▶ What is being asked: Return the listing below verbatim. Pictures do not belong in the copy.

_ _ _ _ _ _ _

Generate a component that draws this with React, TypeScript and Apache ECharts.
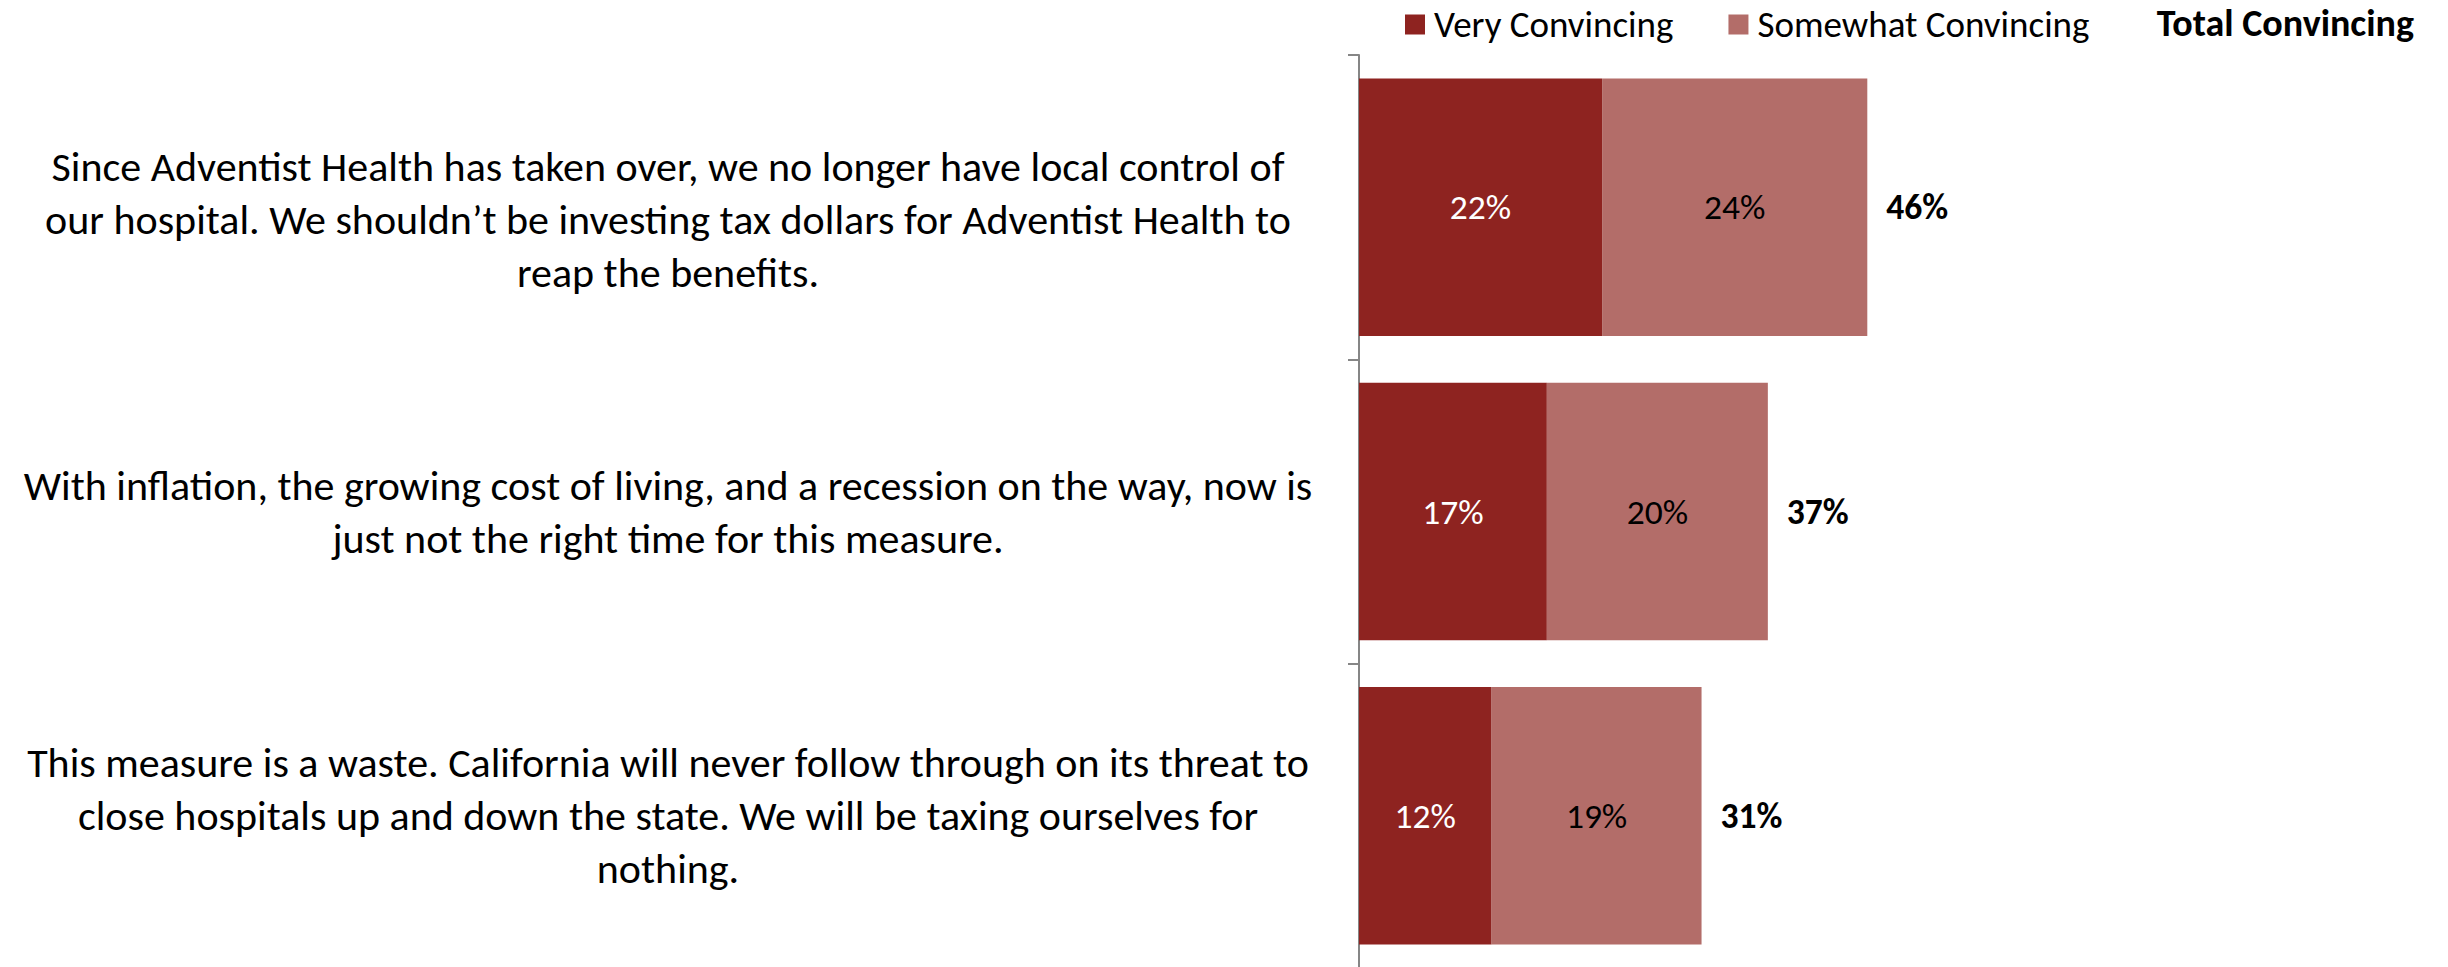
import React, { useEffect, useRef } from "react";
import * as echarts from "echarts";

const categories = [
  "Since Adventist Health has taken over, we no longer have local control of\nour hospital. We shouldn\u2019t be investing tax dollars for Adventist Health to\nreap the benefits.",
  "With inflation, the growing cost of living, and a recession on the way, now is\njust not the right time for this measure.",
  "This measure is a waste. California will never follow through on its threat to\nclose hospitals up and down the state. We will be taxing ourselves for\nnothing.",
];
const veryConvincing = [22, 17, 12];
const somewhatConvincing = [24, 20, 19];
const totalConvincing = [46, 37, 31];
const seriesNames = ["Very Convincing", "Somewhat Convincing"];
const totalHeader = "Total Convincing";

const FONT = "Carlito, Calibri, Lato, sans-serif";

export default function App() {
  const ref = useRef<HTMLDivElement>(null);
  useEffect(() => {
    if (!ref.current) return;
    const chart = echarts.init(ref.current, undefined, { renderer: "svg" });
    chart.setOption({
      animation: false,
      textStyle: { fontFamily: FONT },
      legend: {
        data: seriesNames,
        left: 1400,
        top: 1,
        itemWidth: 20,
        itemHeight: 20,
        itemGap: 55,
        icon: "rect",
        textStyle: { fontSize: 37, color: "#000", fontFamily: FONT, padding: [0, 0, 0, 4] },
      },
      graphic: [
        {
          type: "text",
          right: 34,
          top: 4,
          style: { text: totalHeader, fontSize: 38, fontWeight: "bold", fill: "#000", fontFamily: FONT },
        },
      ],
      grid: {
        left: 1359,
        top: 55,
        width: 884,
        height: 913,
        containLabel: false,
        outerBoundsMode: "none",
      },
      xAxis: { type: "value", min: 0, max: 80, show: false },
      yAxis: {
        type: "category",
        inverse: true,
        data: categories,
        axisLine: { show: true, lineStyle: { color: "#868686", width: 2 } },
        axisTick: { show: true, length: 11, lineStyle: { color: "#868686", width: 2 } },
        axisLabel: {
          align: "center",
          fontSize: 42,
          lineHeight: 53,
          color: "#000",
          fontFamily: FONT,
          margin: 691,
          formatter: (v: string, i: number) => (i === 0 ? "{s| }\n" + v : v),
          rich: { s: { fontSize: 10, lineHeight: 24 } },
        },
      },
      series: [
        {
          name: seriesNames[0],
          type: "bar",
          stack: "a",
          data: veryConvincing,
          barCategoryGap: "15.4%",
          itemStyle: { color: "#8E2320" },
          label: { show: true, position: "inside", formatter: "{c}%", color: "#fff", fontSize: 35.5, fontFamily: FONT },
        },
        {
          name: seriesNames[1],
          type: "bar",
          stack: "a",
          data: somewhatConvincing,
          itemStyle: { color: "#B36D69" },
          label: { show: true, position: "inside", formatter: "{c}%", color: "#000", fontSize: 35.5, fontFamily: FONT },
        },
        {
          name: "Total",
          type: "scatter",
          data: totalConvincing.map((v, i) => [v, i]),
          symbolSize: 0,
          silent: true,
          itemStyle: { opacity: 1 },
          label: {
            show: true,
            position: "right",
            distance: 19,
            formatter: (p: any) => p.value[0] + "%",
            color: "#000",
            opacity: 1,
            fontWeight: "bold",
            fontSize: 35.5,
            fontFamily: FONT,
          },
        },
      ],
    });
    return () => chart.dispose();
  }, []);
  return (
    <div
      ref={ref}
      style={{ position: "absolute", left: 0, top: 0, width: 2448, height: 967, background: "#fff" }}
    />
  );
}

_ _ _ _ _ _ _

▶ Solution to this task:
Generate a component that draws this with React, TypeScript and Apache ECharts.
import React, { useEffect, useRef } from "react";
import * as echarts from "echarts";

const categories = [
  "Since Adventist Health has taken over, we no longer have local control of\nour hospital. We shouldn\u2019t be investing tax dollars for Adventist Health to\nreap the benefits.",
  "With inflation, the growing cost of living, and a recession on the way, now is\njust not the right time for this measure.",
  "This measure is a waste. California will never follow through on its threat to\nclose hospitals up and down the state. We will be taxing ourselves for\nnothing.",
];
const veryConvincing = [22, 17, 12];
const somewhatConvincing = [24, 20, 19];
const totalConvincing = [46, 37, 31];
const seriesNames = ["Very Convincing", "Somewhat Convincing"];
const totalHeader = "Total Convincing";

const FONT = "Carlito, Calibri, Lato, sans-serif";

export default function App() {
  const ref = useRef<HTMLDivElement>(null);
  useEffect(() => {
    if (!ref.current) return;
    const chart = echarts.init(ref.current, undefined, { renderer: "svg" });
    chart.setOption({
      animation: false,
      textStyle: { fontFamily: FONT },
      legend: {
        data: seriesNames,
        left: 1400,
        top: 1,
        itemWidth: 20,
        itemHeight: 20,
        itemGap: 55,
        icon: "rect",
        textStyle: { fontSize: 37, color: "#000", fontFamily: FONT, padding: [0, 0, 0, 4] },
      },
      graphic: [
        {
          type: "text",
          right: 34,
          top: 4,
          style: { text: totalHeader, fontSize: 38, fontWeight: "bold", fill: "#000", fontFamily: FONT },
        },
      ],
      grid: {
        left: 1359,
        top: 55,
        width: 884,
        height: 913,
        containLabel: false,
        outerBoundsMode: "none",
      },
      xAxis: { type: "value", min: 0, max: 80, show: false },
      yAxis: {
        type: "category",
        inverse: true,
        data: categories,
        axisLine: { show: true, lineStyle: { color: "#868686", width: 2 } },
        axisTick: { show: true, length: 11, lineStyle: { color: "#868686", width: 2 } },
        axisLabel: {
          align: "center",
          fontSize: 42,
          lineHeight: 53,
          color: "#000",
          fontFamily: FONT,
          margin: 691,
          formatter: (v: string, i: number) => (i === 0 ? "{s| }\n" + v : v),
          rich: { s: { fontSize: 10, lineHeight: 24 } },
        },
      },
      series: [
        {
          name: seriesNames[0],
          type: "bar",
          stack: "a",
          data: veryConvincing,
          barCategoryGap: "15.4%",
          itemStyle: { color: "#8E2320" },
          label: { show: true, position: "inside", formatter: "{c}%", color: "#fff", fontSize: 35.5, fontFamily: FONT },
        },
        {
          name: seriesNames[1],
          type: "bar",
          stack: "a",
          data: somewhatConvincing,
          itemStyle: { color: "#B36D69" },
          label: { show: true, position: "inside", formatter: "{c}%", color: "#000", fontSize: 35.5, fontFamily: FONT },
        },
        {
          name: "Total",
          type: "scatter",
          data: totalConvincing.map((v, i) => [v, i]),
          symbolSize: 0,
          silent: true,
          itemStyle: { opacity: 1 },
          label: {
            show: true,
            position: "right",
            distance: 19,
            formatter: (p: any) => p.value[0] + "%",
            color: "#000",
            opacity: 1,
            fontWeight: "bold",
            fontSize: 35.5,
            fontFamily: FONT,
          },
        },
      ],
    });
    return () => chart.dispose();
  }, []);
  return (
    <div
      ref={ref}
      style={{ position: "absolute", left: 0, top: 0, width: 2448, height: 967, background: "#fff" }}
    />
  );
}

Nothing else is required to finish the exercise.